Defence lawyers have challenged the CBI’s golf club theory as “propounded by Dr Dahiya and also supported by two post-mortem doctors who previously opined ‘khukhri’ as a weapon”. They have also challenged the email.
“The email is inadmissible, although exhibited before the court, as Dr Chaddha was never produced as a witness to verify CBI’s claims,” defence lawyer Tanvir Ahmed Mir has told the court.
The lawyer has maintained that no witness could prove that the “missing” golf club was the murder weapon and the negligible soil over the two sticks (stated to have been found cleaner than the rest) may have occurred due to mishandling, transportation or tampering by the CBI.
Dr Rajesh Talwar and his wife Nupur Talwar at his father-in-law's house in sector 25, Noida. (HT File Photo)

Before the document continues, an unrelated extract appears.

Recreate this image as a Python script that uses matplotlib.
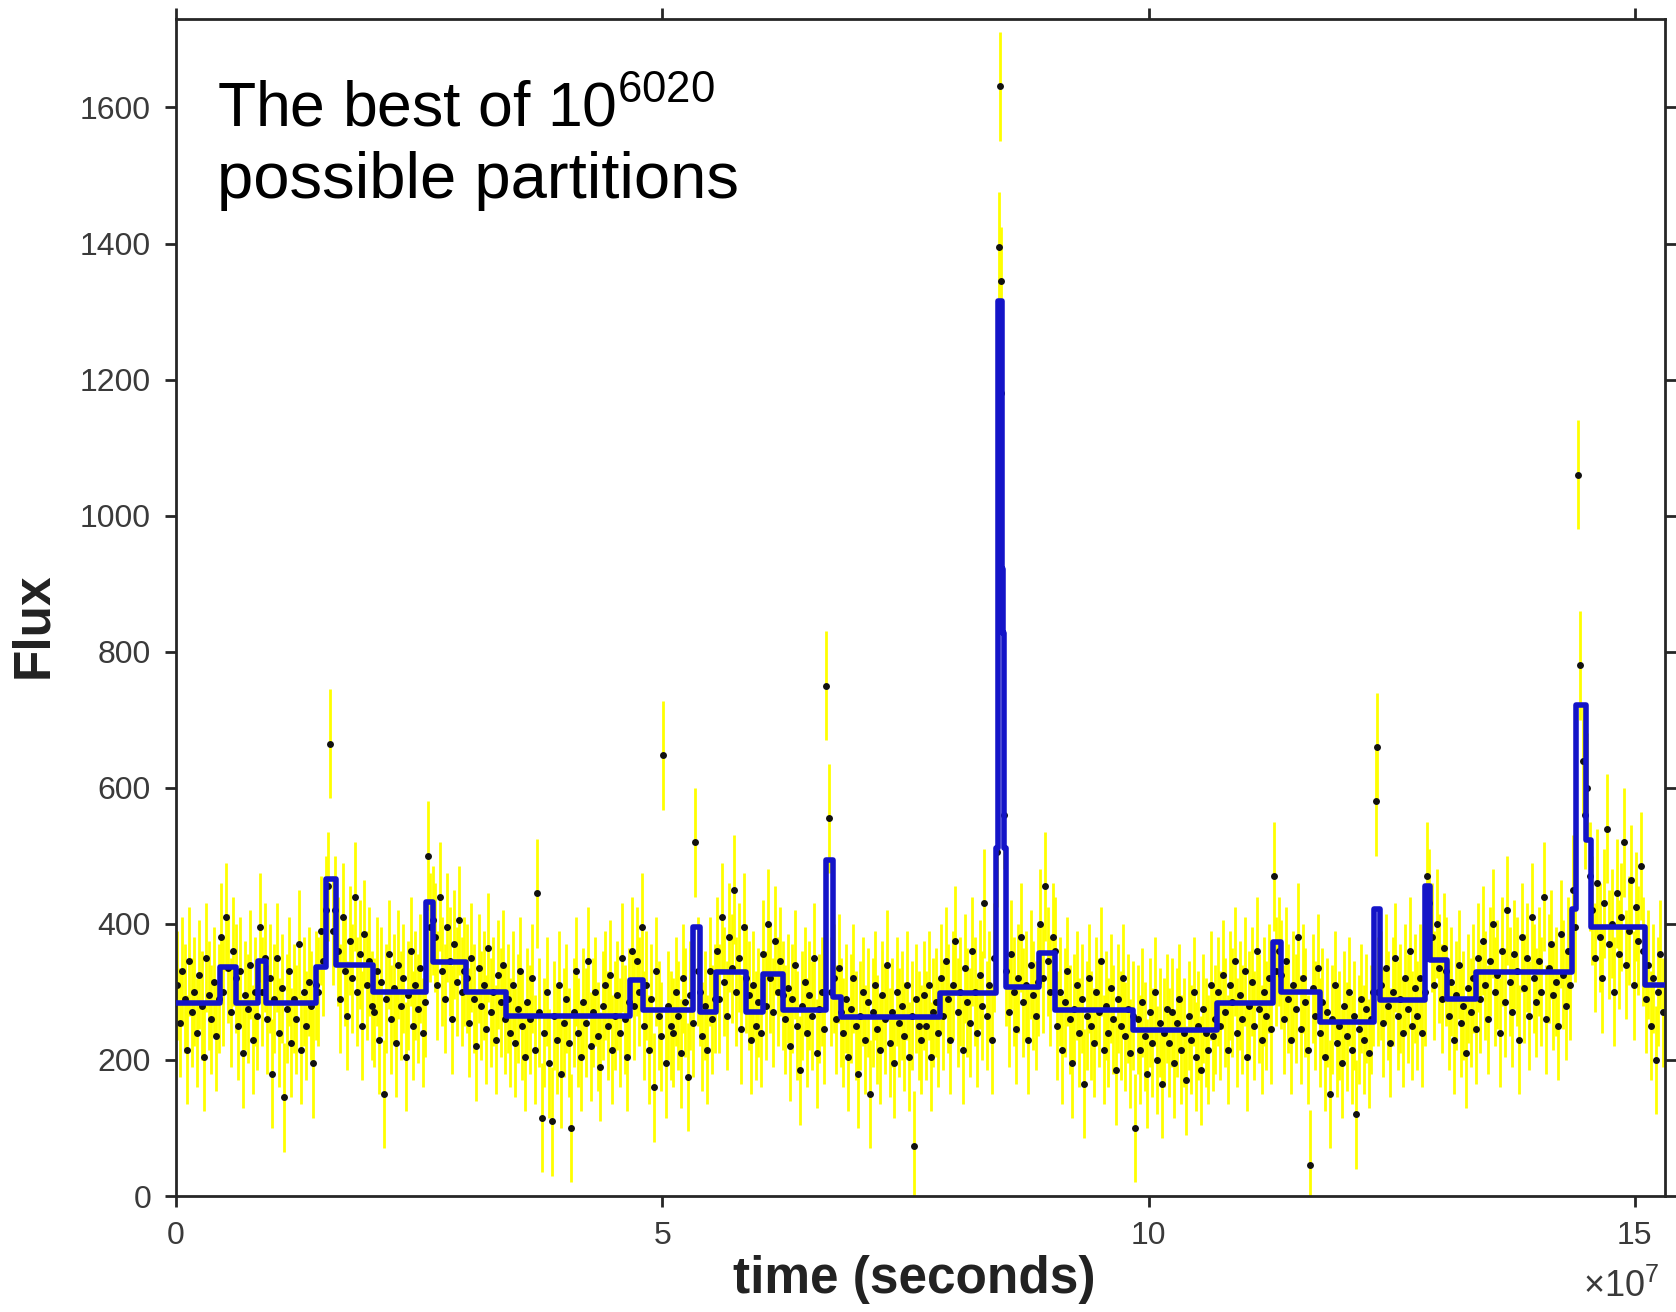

Third, the pillow with cover and purple pillow cover drama
A pillow with cover seized from Hemraj’s room became one of the most highly debated exhibits due to errors that crept in.
A controversy over the pillow with cover erupted when a CBI official, in his report on June 4, 2008, erroneously stated it was seized from Aarushi’s room.
Another controversy broke out over a purple pillow cover seized from Rajesh’s assistant Krishna’s house on June 14, 2008. The pillow with cover and the purple pillow cover were sent for tests to the Centre for DNA Fingerprinting & Diagnostics (CDFD) at Hyderabad.
When the CDFD sent its initial report on November 6, 2008, it erroneously stated the presence of Hemraj’s DNA in the purple pillow cover, which brought Krishna under suspicion.
The report lay buried till the Talwars raised the issue before Allahabad high court in March, 2011.
Counsels for the CBI later termed the happening a “typographical error” and clarified that the description of the two exhibits had got interchanged.
After official back and forth, revised test results read Hemraj’s pillow with cover had his DNA.
The defence lawyers have alleged “tampering of evidence” by the CBI.
(Facts mentioned in the story are based on voluminous court proceedings. Omissions are not intended to cause any prejudice.)